2. Abstraction level
- MapReduce: Low-level, requiring knowledge of Java and MapReduce concepts.
- Pig: High-level, offering a more user-friendly language called Pig Latin that hides the complexities of MapReduce.
3. Data structures
- MapReduce: Primarily relies on key-value pairs.
- Pig: Supports various data structures like bags, tuples, and maps, providing greater flexibility for manipulating complex data.
4. Extensibility
- MapReduce: Limited extensibility, primarily requiring modifications to the Java code.
- Pig: Allows for user-defined functions (UDFs) to be written in various languages, expanding Pig’s capabilities.
5. Ease of use
- MapReduce: Steep learning curve due to its low-level nature and Java dependency.
- Pig: Easier to learn and use, especially for users without extensive programming experience.
6. Scalability
- MapReduce: Highly scalable, leveraging the distributed nature of Hadoop.
- Pig: Leverages the scalability of MapReduce, efficiently handling massive datasets.
7. Integration with other tools
- MapReduce: Primarily used with HDFS.
- Pig: Seamlessly integrates with other big data tools like Hadoop and Hive, facilitating data flow across the ecosystem.
When to choose MapReduce
- If you require precise control over the data processing logic and have extensive programming experience.
- For highly complex data processing tasks that require custom logic not easily implemented in Pig Latin.
When to choose Pig
- If you prioritize ease of use and want to simplify big data analysis.
- For tasks requiring manipulation of complex data structures or processing large volumes of data efficiently.
- When collaboration with data analysts without extensive programming experience is desired.

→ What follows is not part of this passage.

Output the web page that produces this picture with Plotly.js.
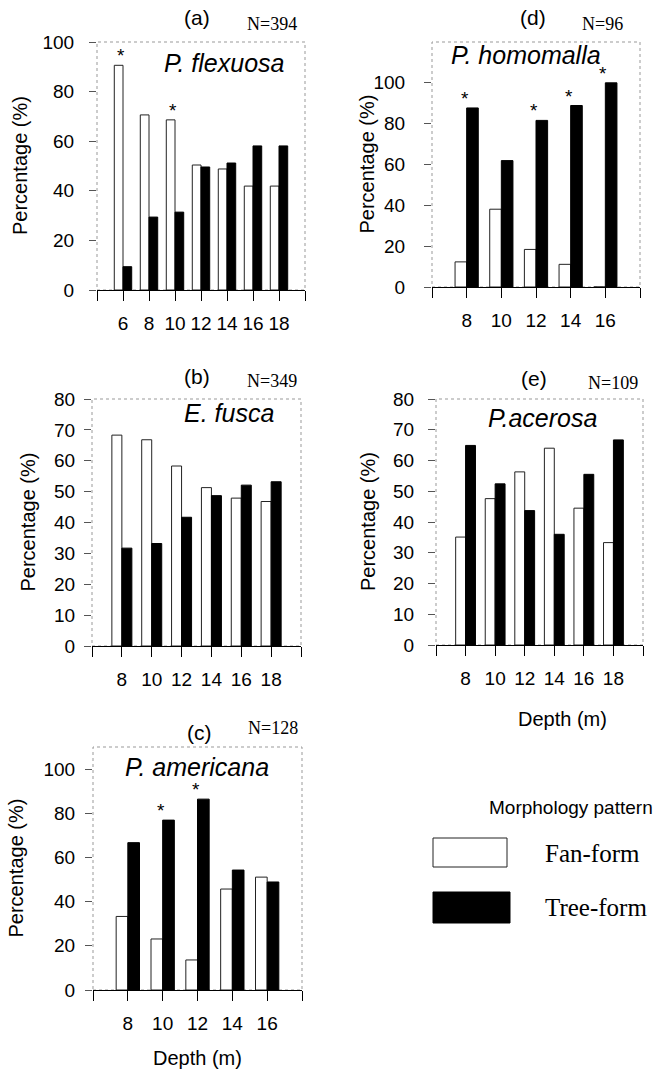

Difference table between Pig and MapReduce
Feature | Apache Pig | MapReduce |
Programming paradigm | Declarative | Imperative |
Abstraction level | High | Low |
Data structures | Bags, tuples, maps | Key-value pairs |
Extensibility | User-defined functions (UDFs) | Limited |
Ease of use | Easier | More challenging |
Scalability | Highly scalable | Highly scalable |
Integration with other tools | Seamless with Hadoop and Hive | Primarily with HDFS |
When to choose | Ease of use & simpler analysis – Complex data structures – Collaboration with analysts | Precise control over logic – Extensive programming experience – Highly complex tasks |